**Stated goal:** Reproduce exactly, with no pictures, each line from the opening of the material down through the line containing "const yTicks = [0, -5, -10, -15, -20, -25];".

**Task material:**
<<<<
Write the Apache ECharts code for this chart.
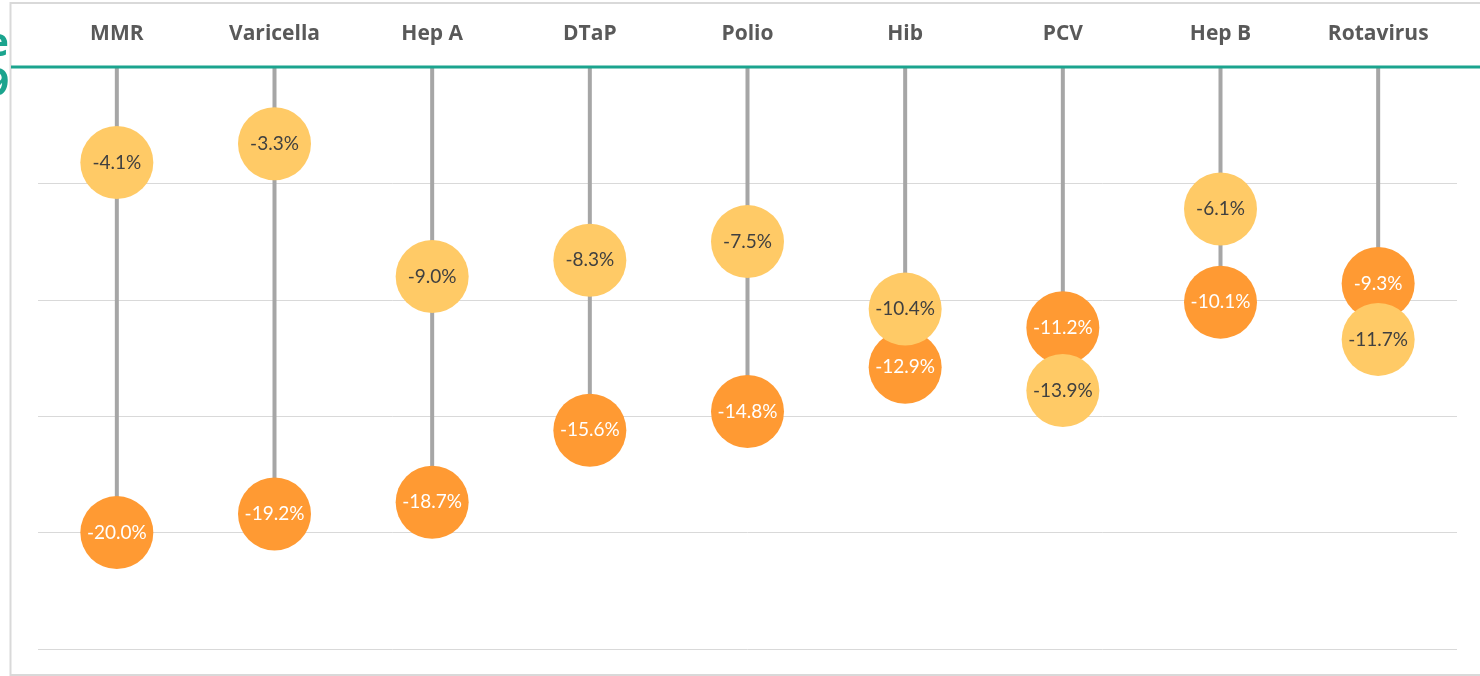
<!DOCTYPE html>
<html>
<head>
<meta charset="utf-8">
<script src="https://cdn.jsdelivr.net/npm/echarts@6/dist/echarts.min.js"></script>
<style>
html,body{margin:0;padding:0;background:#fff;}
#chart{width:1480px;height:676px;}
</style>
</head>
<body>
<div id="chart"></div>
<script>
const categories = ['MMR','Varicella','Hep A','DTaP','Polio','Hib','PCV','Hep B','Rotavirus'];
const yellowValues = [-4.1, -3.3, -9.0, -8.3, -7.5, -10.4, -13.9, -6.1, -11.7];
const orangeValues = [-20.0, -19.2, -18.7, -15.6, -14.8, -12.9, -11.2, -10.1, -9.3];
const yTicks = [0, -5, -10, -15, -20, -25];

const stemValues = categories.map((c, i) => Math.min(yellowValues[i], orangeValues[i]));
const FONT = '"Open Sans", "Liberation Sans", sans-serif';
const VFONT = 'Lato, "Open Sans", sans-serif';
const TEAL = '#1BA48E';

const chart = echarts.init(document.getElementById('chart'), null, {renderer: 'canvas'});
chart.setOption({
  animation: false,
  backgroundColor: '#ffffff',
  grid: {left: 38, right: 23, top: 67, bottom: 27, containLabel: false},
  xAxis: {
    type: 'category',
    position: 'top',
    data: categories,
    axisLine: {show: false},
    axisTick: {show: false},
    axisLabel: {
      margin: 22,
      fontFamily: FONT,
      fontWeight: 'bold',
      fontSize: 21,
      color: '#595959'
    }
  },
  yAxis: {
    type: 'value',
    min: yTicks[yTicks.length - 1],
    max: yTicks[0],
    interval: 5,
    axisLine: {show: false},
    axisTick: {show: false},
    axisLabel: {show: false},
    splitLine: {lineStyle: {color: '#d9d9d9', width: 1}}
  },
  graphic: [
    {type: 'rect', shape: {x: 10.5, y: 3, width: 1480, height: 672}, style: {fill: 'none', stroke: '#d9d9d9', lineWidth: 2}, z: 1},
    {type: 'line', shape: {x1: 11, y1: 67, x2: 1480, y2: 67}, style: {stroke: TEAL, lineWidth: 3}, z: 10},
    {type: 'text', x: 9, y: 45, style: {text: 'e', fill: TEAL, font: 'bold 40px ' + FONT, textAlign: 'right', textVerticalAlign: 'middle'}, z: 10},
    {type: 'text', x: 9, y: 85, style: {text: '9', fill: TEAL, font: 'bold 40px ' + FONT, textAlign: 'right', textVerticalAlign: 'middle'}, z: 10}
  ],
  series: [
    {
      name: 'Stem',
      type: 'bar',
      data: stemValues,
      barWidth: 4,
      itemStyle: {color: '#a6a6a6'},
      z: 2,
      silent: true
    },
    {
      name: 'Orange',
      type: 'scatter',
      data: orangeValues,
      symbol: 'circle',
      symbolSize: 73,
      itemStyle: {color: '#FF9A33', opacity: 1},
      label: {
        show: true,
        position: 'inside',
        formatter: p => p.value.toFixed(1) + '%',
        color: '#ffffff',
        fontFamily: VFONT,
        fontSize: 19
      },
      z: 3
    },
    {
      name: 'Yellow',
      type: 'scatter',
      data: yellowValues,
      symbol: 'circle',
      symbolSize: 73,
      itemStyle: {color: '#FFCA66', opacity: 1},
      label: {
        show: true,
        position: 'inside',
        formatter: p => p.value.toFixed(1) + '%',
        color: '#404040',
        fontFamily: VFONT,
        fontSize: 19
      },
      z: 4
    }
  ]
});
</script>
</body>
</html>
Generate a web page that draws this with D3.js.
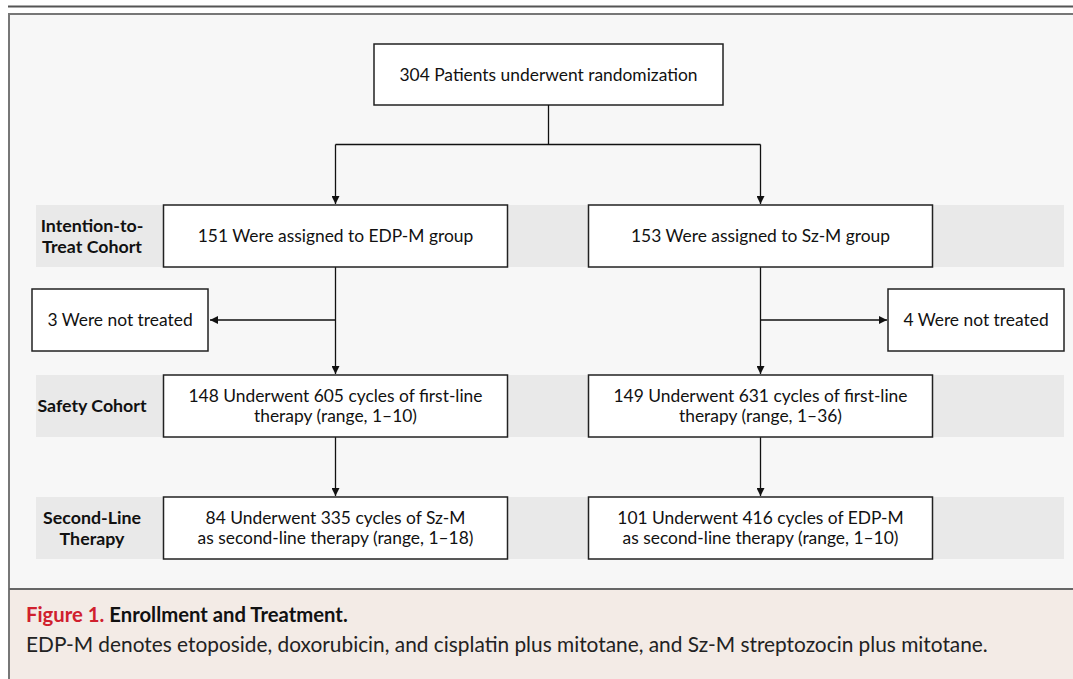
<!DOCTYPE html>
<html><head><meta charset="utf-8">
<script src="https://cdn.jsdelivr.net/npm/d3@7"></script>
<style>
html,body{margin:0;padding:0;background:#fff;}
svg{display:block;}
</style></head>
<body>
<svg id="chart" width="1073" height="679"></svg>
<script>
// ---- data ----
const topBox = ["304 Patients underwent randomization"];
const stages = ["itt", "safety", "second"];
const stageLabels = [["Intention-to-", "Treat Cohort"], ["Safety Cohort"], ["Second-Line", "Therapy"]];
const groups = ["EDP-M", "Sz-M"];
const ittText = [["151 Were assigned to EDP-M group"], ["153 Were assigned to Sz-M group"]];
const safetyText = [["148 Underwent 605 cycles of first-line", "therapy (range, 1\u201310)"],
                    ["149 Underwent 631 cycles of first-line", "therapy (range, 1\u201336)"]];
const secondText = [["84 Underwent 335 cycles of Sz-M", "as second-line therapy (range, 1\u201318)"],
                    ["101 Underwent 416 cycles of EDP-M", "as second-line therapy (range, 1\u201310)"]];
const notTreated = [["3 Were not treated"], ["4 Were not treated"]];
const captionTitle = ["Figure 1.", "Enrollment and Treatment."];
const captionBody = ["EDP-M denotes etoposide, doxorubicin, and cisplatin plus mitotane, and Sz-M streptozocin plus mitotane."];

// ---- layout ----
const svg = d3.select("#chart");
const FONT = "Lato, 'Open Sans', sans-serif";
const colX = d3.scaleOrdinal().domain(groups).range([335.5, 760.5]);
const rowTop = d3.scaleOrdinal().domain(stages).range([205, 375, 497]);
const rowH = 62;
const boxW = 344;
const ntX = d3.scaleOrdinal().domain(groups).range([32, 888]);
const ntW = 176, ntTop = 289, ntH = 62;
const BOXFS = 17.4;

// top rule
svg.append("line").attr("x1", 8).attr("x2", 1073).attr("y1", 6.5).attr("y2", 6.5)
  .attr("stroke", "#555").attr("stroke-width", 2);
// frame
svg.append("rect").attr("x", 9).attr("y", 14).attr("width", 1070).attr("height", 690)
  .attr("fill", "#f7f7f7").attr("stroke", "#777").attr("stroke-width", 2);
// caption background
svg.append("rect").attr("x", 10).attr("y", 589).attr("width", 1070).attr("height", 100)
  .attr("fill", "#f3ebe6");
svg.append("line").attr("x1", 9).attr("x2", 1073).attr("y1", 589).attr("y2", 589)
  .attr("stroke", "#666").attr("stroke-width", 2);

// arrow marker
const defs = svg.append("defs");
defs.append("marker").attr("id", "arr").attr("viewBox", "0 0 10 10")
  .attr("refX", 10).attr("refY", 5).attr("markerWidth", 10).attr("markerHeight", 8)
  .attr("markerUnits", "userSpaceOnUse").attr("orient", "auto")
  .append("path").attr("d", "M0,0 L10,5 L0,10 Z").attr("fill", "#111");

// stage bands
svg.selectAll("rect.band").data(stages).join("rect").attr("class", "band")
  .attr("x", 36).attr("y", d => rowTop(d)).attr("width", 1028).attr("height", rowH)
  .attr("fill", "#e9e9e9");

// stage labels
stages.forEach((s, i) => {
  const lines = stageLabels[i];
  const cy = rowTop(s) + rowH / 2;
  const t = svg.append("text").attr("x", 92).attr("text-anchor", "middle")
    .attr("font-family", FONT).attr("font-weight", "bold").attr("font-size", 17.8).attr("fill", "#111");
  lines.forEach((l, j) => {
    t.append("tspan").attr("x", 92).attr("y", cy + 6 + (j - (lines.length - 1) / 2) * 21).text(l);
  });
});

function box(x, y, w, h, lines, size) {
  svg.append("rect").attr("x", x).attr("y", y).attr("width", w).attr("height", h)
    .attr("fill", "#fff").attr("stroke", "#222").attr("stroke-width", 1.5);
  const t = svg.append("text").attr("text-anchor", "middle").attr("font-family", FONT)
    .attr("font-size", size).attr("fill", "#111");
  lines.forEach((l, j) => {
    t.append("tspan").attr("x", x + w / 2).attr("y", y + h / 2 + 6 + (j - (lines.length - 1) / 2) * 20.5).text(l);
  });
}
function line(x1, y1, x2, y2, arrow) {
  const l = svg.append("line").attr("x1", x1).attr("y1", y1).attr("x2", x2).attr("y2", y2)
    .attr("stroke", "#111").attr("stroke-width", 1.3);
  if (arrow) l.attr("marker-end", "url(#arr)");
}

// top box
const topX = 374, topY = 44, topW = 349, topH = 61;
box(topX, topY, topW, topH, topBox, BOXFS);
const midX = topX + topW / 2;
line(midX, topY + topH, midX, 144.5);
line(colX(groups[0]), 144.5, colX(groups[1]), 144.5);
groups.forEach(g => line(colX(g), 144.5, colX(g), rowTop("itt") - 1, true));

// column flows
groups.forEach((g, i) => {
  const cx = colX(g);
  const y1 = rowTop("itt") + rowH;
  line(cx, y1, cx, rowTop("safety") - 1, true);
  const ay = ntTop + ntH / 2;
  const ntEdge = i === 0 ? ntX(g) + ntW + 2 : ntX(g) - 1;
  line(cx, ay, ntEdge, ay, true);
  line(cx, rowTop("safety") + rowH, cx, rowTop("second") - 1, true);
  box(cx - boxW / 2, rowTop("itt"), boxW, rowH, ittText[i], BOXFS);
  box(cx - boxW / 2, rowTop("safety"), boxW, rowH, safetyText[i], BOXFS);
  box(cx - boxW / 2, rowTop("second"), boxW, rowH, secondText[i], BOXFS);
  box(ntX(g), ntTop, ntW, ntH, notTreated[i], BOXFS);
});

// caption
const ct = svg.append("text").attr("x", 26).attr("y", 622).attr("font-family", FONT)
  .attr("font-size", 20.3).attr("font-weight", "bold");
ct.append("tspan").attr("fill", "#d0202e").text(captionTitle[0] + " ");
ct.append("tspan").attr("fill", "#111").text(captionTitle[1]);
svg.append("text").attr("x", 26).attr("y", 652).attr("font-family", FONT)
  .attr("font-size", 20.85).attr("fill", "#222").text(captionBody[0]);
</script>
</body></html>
>>>>
**Result for this task:**
Write the Apache ECharts code for this chart.
<!DOCTYPE html>
<html>
<head>
<meta charset="utf-8">
<script src="https://cdn.jsdelivr.net/npm/echarts@6/dist/echarts.min.js"></script>
<style>
html,body{margin:0;padding:0;background:#fff;}
#chart{width:1480px;height:676px;}
</style>
</head>
<body>
<div id="chart"></div>
<script>
const categories = ['MMR','Varicella','Hep A','DTaP','Polio','Hib','PCV','Hep B','Rotavirus'];
const yellowValues = [-4.1, -3.3, -9.0, -8.3, -7.5, -10.4, -13.9, -6.1, -11.7];
const orangeValues = [-20.0, -19.2, -18.7, -15.6, -14.8, -12.9, -11.2, -10.1, -9.3];
const yTicks = [0, -5, -10, -15, -20, -25];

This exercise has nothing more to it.